I recently moved into another office. After 20 years, I figured I was entitled to a change of scenery. As with any move, I was amazed at the junk I’ve accumulated over the years. Fortunately, I also stumbled across some treasures as well. One of these was an envelope that contained samples from a job we produced in 1980 for the Junior League of North Little Rock. Entitled “Memories in Print,” this project contained a collection of prints by Richard DeSpain, a renowned local artist who has received national acclaim for his pen and ink renderings of local landmarks.
Flipping through the samples, it dawned on me how appropriately titled this collection was. Page by page, each print invoked memories of days gone by.
“The Indian at the Arkansas Arts Center.” This was my favorite as it reminded me of the Sundays I witnessed an old dead tree come to life at the hands, and chainsaw of the Hungarian emigrate, Peter Toth. You see, my paternal grandparents lived on Commerce Street, directly across the street from the Arts Center. We would visit Momma & Papa Strack every Sunday afternoon. This project began in 1975, and was part of Toth’s goal to sculpt a giant Indian face in every state as a permanent reminder to Americans of their inhumanity to the native Americans.

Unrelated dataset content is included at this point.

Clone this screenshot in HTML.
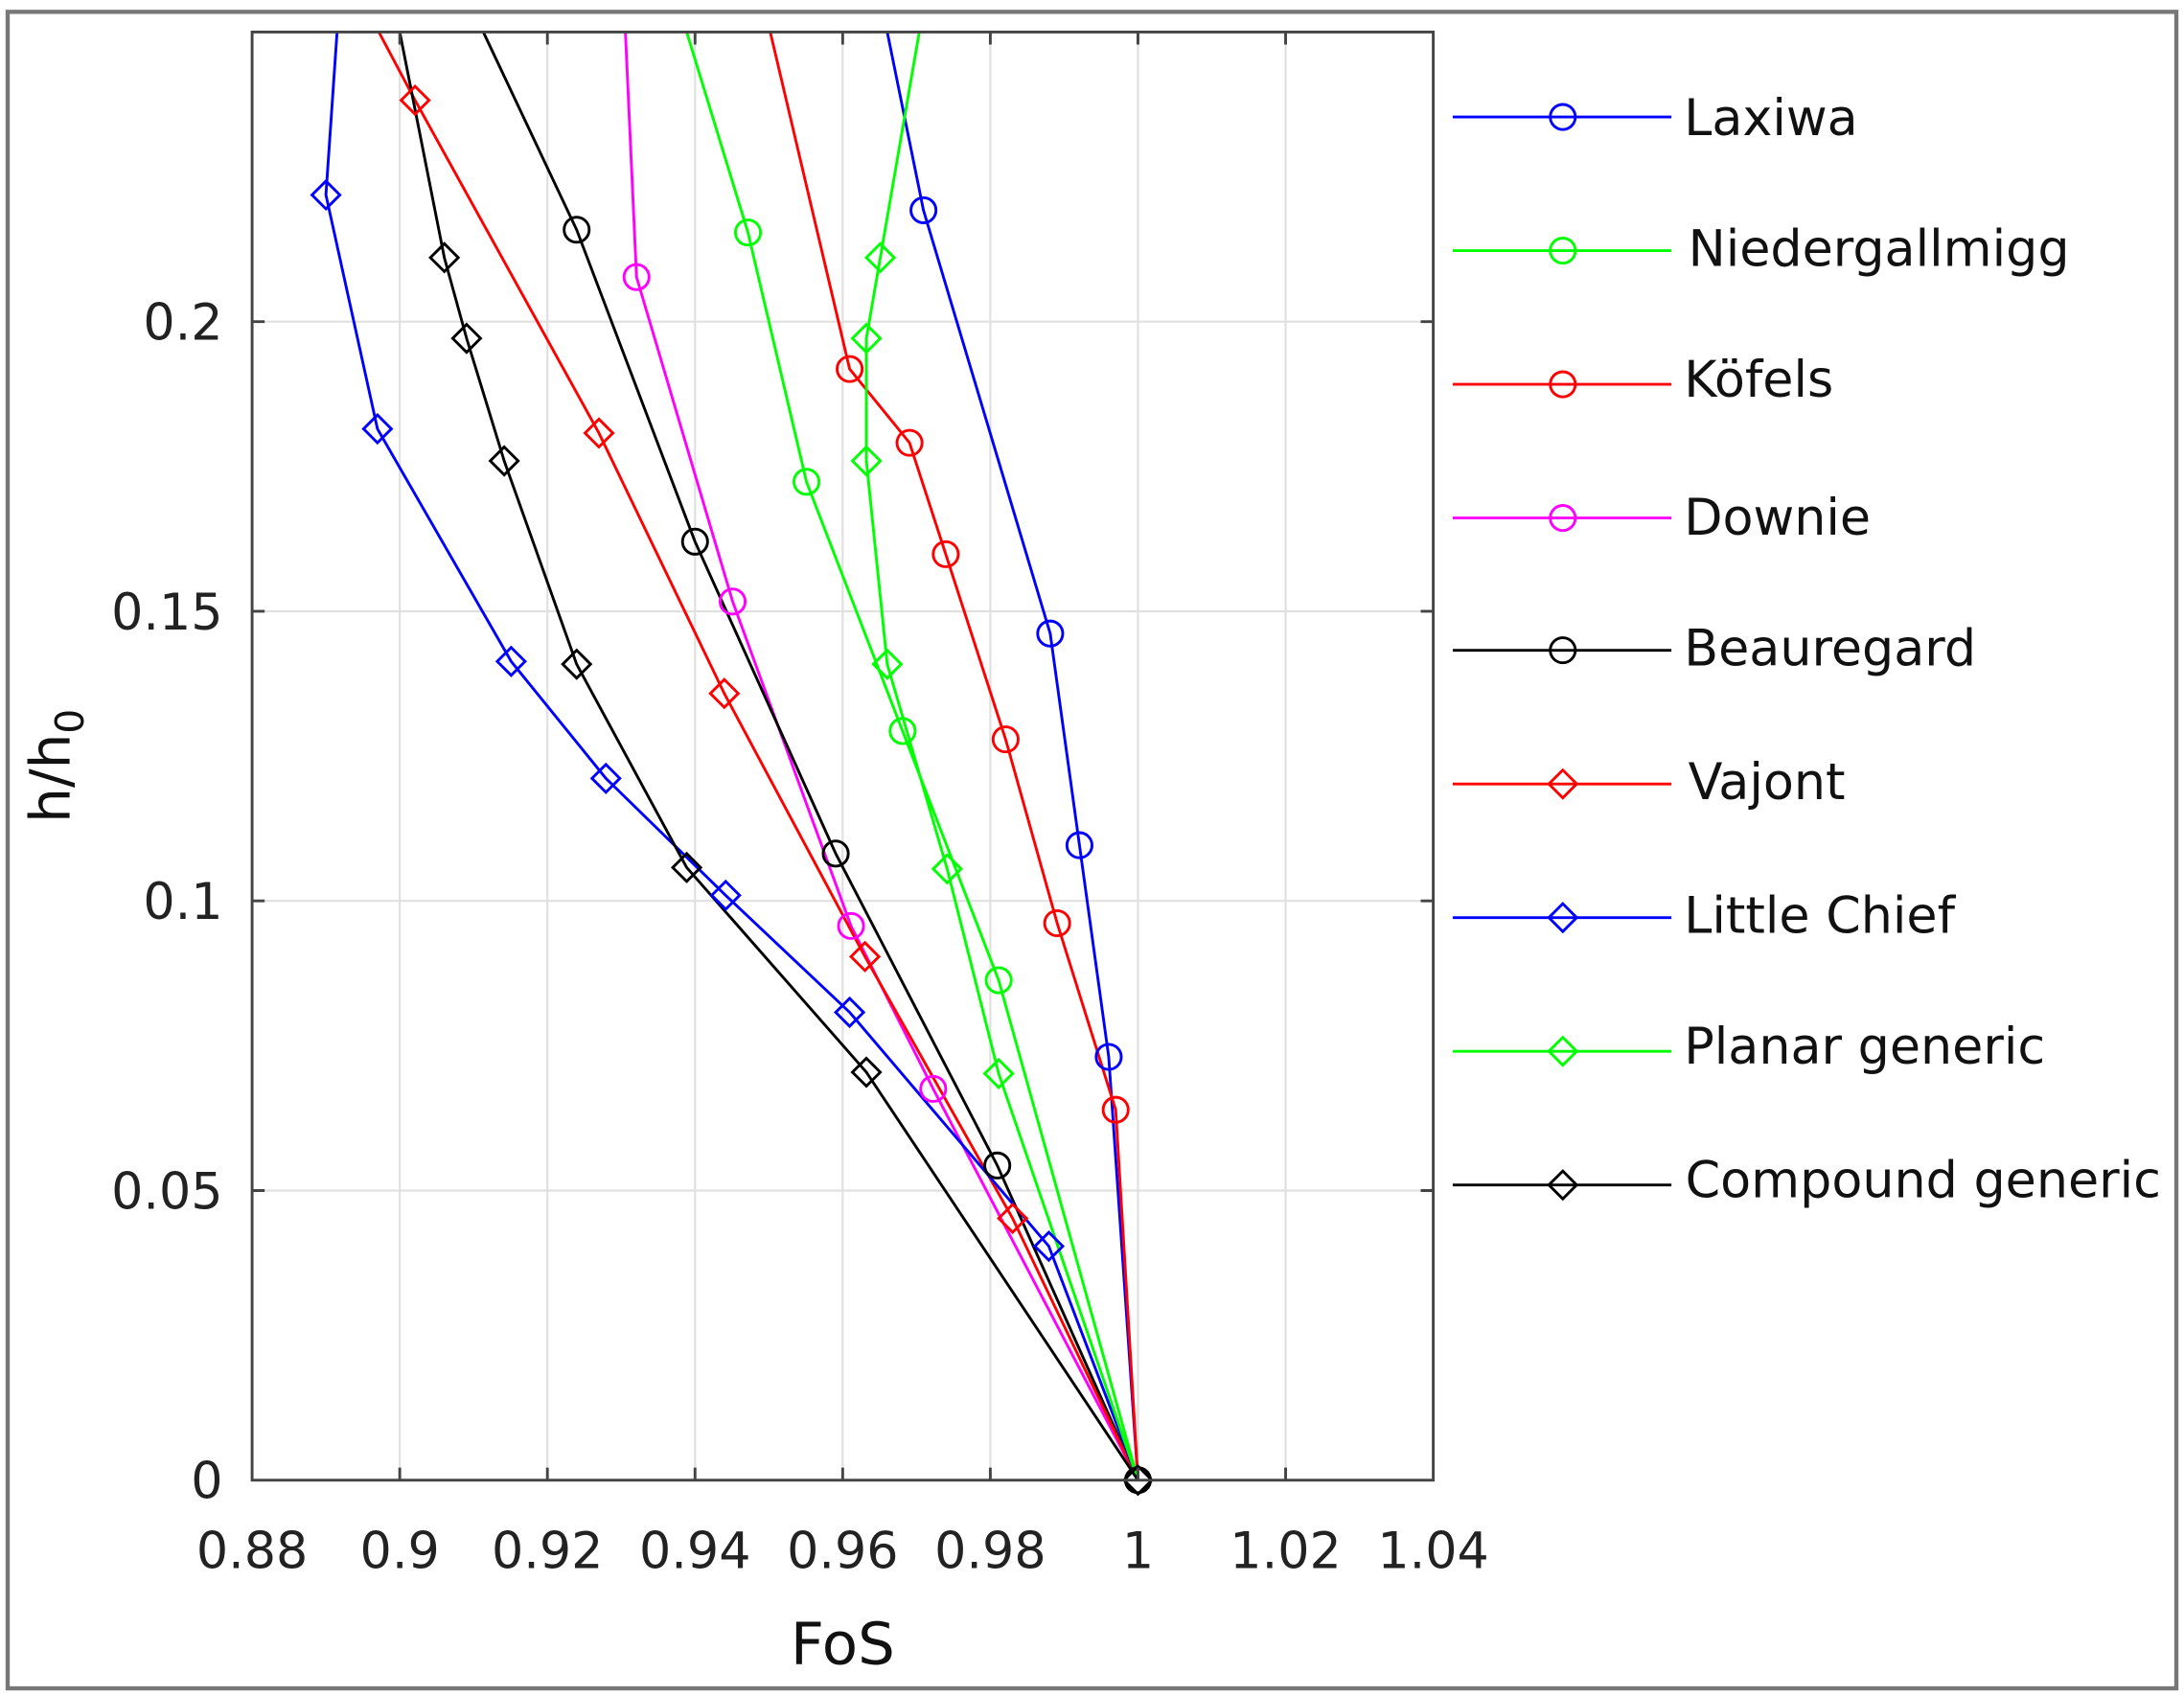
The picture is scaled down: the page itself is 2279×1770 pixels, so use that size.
<!DOCTYPE html>
<html><head><meta charset="utf-8"><style>html,body{margin:0;padding:0;background:#fff}svg{display:block}</style></head>
<body>
<svg width="2279" height="1770" viewBox="0 0 1568 1218" preserveAspectRatio="none" xmlns="http://www.w3.org/2000/svg" font-family="'DejaVu Sans', 'Liberation Sans', sans-serif">
<rect x="0" y="0" width="1568" height="1218" fill="#fff"/>
<rect x="5.5" y="8.5" width="1557" height="1204" fill="none" stroke="#777" stroke-width="3"/>
<defs><clipPath id="c"><rect x="181" y="23" width="848" height="1040"/></clipPath></defs>
<g stroke="#e0e0e0" stroke-width="1.5">
<line x1="287" y1="23" x2="287" y2="1063"/><line x1="393" y1="23" x2="393" y2="1063"/><line x1="499" y1="23" x2="499" y2="1063"/><line x1="605" y1="23" x2="605" y2="1063"/><line x1="711" y1="23" x2="711" y2="1063"/><line x1="817" y1="23" x2="817" y2="1063"/><line x1="923" y1="23" x2="923" y2="1063"/>
<line x1="181" y1="231" x2="1029" y2="231"/><line x1="181" y1="439" x2="1029" y2="439"/><line x1="181" y1="647" x2="1029" y2="647"/><line x1="181" y1="855" x2="1029" y2="855"/>
</g>
<g fill="none" stroke-width="2" clip-path="url(#c)">
<polyline stroke="#00f" points="637,23 663,151 754,455 775,607 796,759 817,1063"/>
<polyline stroke="#0f0" points="493,23 537,167 579,346 648,525 717,704 817,1063"/>
<polyline stroke="#f00" points="553,23 610,265 653,318 679,398 722,531 759,663 801,797 817,1063"/>
<polyline stroke="#f0f" points="449,23 457,199 526,432 611,665 670,782 817,1063"/>
<polyline stroke="#000" points="347,23 414,165 499,389 600,613 716,837 817,1063"/>
<polyline stroke="#f00" points="272,23 298,72 430,311 520,498 621,687 727,875 817,1063"/>
<polyline stroke="#00f" points="242,23 234,140 271,308 367,475 435,559 521,643 610,727 753,895 817,1063"/>
<polyline stroke="#0f0" points="660,23 632,185 622,243 622,331 637,477 680,624 717,771 817,1063"/>
<polyline stroke="#000" points="287,23 319,185 335,243 362,331 414,477 493,623 622,770 817,1063"/>
</g>
<g fill="none" stroke-width="2">
<g stroke="#00f"><circle cx="663" cy="151" r="9"/><circle cx="754" cy="455" r="9"/><circle cx="775" cy="607" r="9"/><circle cx="796" cy="759" r="9"/></g>
<g stroke="#0f0"><circle cx="537" cy="167" r="9"/><circle cx="579" cy="346" r="9"/><circle cx="648" cy="525" r="9"/><circle cx="717" cy="704" r="9"/></g>
<g stroke="#f00"><circle cx="610" cy="265" r="9"/><circle cx="653" cy="318" r="9"/><circle cx="679" cy="398" r="9"/><circle cx="722" cy="531" r="9"/><circle cx="759" cy="663" r="9"/><circle cx="801" cy="797" r="9"/></g>
<g stroke="#f0f"><circle cx="457" cy="199" r="9"/><circle cx="526" cy="432" r="9"/><circle cx="611" cy="665" r="9"/><circle cx="670" cy="782" r="9"/></g>
<g stroke="#000"><circle cx="414" cy="165" r="9"/><circle cx="499" cy="389" r="9"/><circle cx="600" cy="613" r="9"/><circle cx="716" cy="837" r="9"/><circle cx="817" cy="1063" r="9"/></g>
<g stroke="#f00"><path d="M298 62l10 10-10 10-10-10z"/><path d="M430 301l10 10-10 10-10-10z"/><path d="M520 488l10 10-10 10-10-10z"/><path d="M621 677l10 10-10 10-10-10z"/><path d="M727 865l10 10-10 10-10-10z"/></g>
<g stroke="#00f"><path d="M234 130l10 10-10 10-10-10z"/><path d="M271 298l10 10-10 10-10-10z"/><path d="M367 465l10 10-10 10-10-10z"/><path d="M435 549l10 10-10 10-10-10z"/><path d="M521 633l10 10-10 10-10-10z"/><path d="M610 717l10 10-10 10-10-10z"/><path d="M753 885l10 10-10 10-10-10z"/></g>
<g stroke="#0f0"><path d="M632 175l10 10-10 10-10-10z"/><path d="M622 233l10 10-10 10-10-10z"/><path d="M622 321l10 10-10 10-10-10z"/><path d="M637 467l10 10-10 10-10-10z"/><path d="M680 614l10 10-10 10-10-10z"/><path d="M717 761l10 10-10 10-10-10z"/></g>
<g stroke="#000"><path d="M319 175l10 10-10 10-10-10z"/><path d="M335 233l10 10-10 10-10-10z"/><path d="M362 321l10 10-10 10-10-10z"/><path d="M414 467l10 10-10 10-10-10z"/><path d="M493 613l10 10-10 10-10-10z"/><path d="M622 760l10 10-10 10-10-10z"/><path d="M817 1053l10 10-10 10-10-10z"/></g>
</g>
<rect x="181" y="23" width="848" height="1040" fill="none" stroke="#444" stroke-width="2"/>
<g stroke="#444" stroke-width="2">
<path d="M287 1063v-9M393 1063v-9M499 1063v-9M605 1063v-9M711 1063v-9M817 1063v-9M923 1063v-9M287 23v9M393 23v9M499 23v9M605 23v9M711 23v9M817 23v9M923 23v9"/>
<path d="M181 231h9M181 439h9M181 647h9M181 855h9M1029 231h-9M1029 439h-9M1029 647h-9M1029 855h-9"/>
</g>
<g font-size="36" fill="#222" text-anchor="middle">
<text x="181" y="1126">0.88</text><text x="287" y="1126">0.9</text><text x="393" y="1126">0.92</text><text x="499" y="1126">0.94</text><text x="605" y="1126">0.96</text><text x="711" y="1126">0.98</text><text x="817" y="1126">1</text><text x="923" y="1126">1.02</text><text x="1029" y="1126">1.04</text>
</g>
<g font-size="36" fill="#222" text-anchor="end">
<text x="160" y="244">0.2</text><text x="160" y="452">0.15</text><text x="160" y="660">0.1</text><text x="160" y="868">0.05</text><text x="160" y="1076">0</text>
</g>
<text x="605" y="1195" font-size="42" fill="#111" text-anchor="middle">FoS</text>
<text transform="translate(50,550) rotate(-90)" font-size="40" fill="#111" text-anchor="middle">h/h<tspan font-size="28" dy="10">0</tspan></text>
<g fill="none" stroke-width="2">
<g stroke="#00f"><line x1="1043" y1="84" x2="1200" y2="84"/><circle cx="1122" cy="84" r="9"/></g>
<g stroke="#0f0"><line x1="1043" y1="180" x2="1200" y2="180"/><circle cx="1122" cy="180" r="9"/></g>
<g stroke="#f00"><line x1="1043" y1="276" x2="1200" y2="276"/><circle cx="1122" cy="276" r="9"/></g>
<g stroke="#f0f"><line x1="1043" y1="372" x2="1200" y2="372"/><circle cx="1122" cy="372" r="9"/></g>
<g stroke="#000"><line x1="1043" y1="467" x2="1200" y2="467"/><circle cx="1122" cy="467" r="9"/></g>
<g stroke="#f00"><line x1="1043" y1="563" x2="1200" y2="563"/><path d="M1122 553l10 10-10 10-10-10z"/></g>
<g stroke="#00f"><line x1="1043" y1="659" x2="1200" y2="659"/><path d="M1122 649l10 10-10 10-10-10z"/></g>
<g stroke="#0f0"><line x1="1043" y1="755" x2="1200" y2="755"/><path d="M1122 745l10 10-10 10-10-10z"/></g>
<g stroke="#000"><line x1="1043" y1="851" x2="1200" y2="851"/><path d="M1122 841l10 10-10 10-10-10z"/></g>
</g>
<g font-size="36" fill="#111">
<text x="1209" y="97">Laxiwa</text><text x="1212" y="191">Niedergallmigg</text><text x="1209" y="285">Köfels</text><text x="1209" y="384">Downie</text><text x="1209" y="478">Beauregard</text><text x="1212" y="574">Vajont</text><text x="1209" y="670">Little Chief</text><text x="1209" y="764">Planar generic</text><text x="1210" y="860">Compound generic</text>
</g>
</svg>
</body></html>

“MacArthur Park Arsenal.” Since my grandparents lived so close to MacArthur Park, this building held many memories as well. An old arsenal building, which was once the home of army officers and their wives, was the birthplace of General Douglas MacArthur. During my younger days, (actually, in 1964), the building had become the Museum of Science and Natural History. My favorite exhibit during those days was the “rock room”. A darkened room showing encased native stones where you could press different buttons that would illuminate different colors of light. For some reason, we always had a dreaded fear of being locked in this room, and in this old building.
In 1983, the Museum’s name was changed to the Arkansas Museum of Science and History. In 1997, the museum moved to a new location in the River Market, where it is now known as the Museum of Discovery. Today, this building now stands as the MacArthur Museum of Arkansas Military History.
“The Twin Cities.” This 1979 drawing by DeSpain shows how far the Twin Cities have evolved, and improved in 31 years. I recall the implosion of the Hotel Marion in 1980, to make way for the Excelsior Hotel (now the Peabody). Notice too how the North Little Rock skyline has changed. Although the population of the twin cities has not changed drastically, the amenities certainly have.
During this past year, I have often preached that one of the many values of the printed piece is its longevity, and its ability to tell a story. This collection of Memories in Print certainly accomplishes both. So tell me, what memories do these prints evoke? What stories of your bygone days to they tell? Please share, won’t you?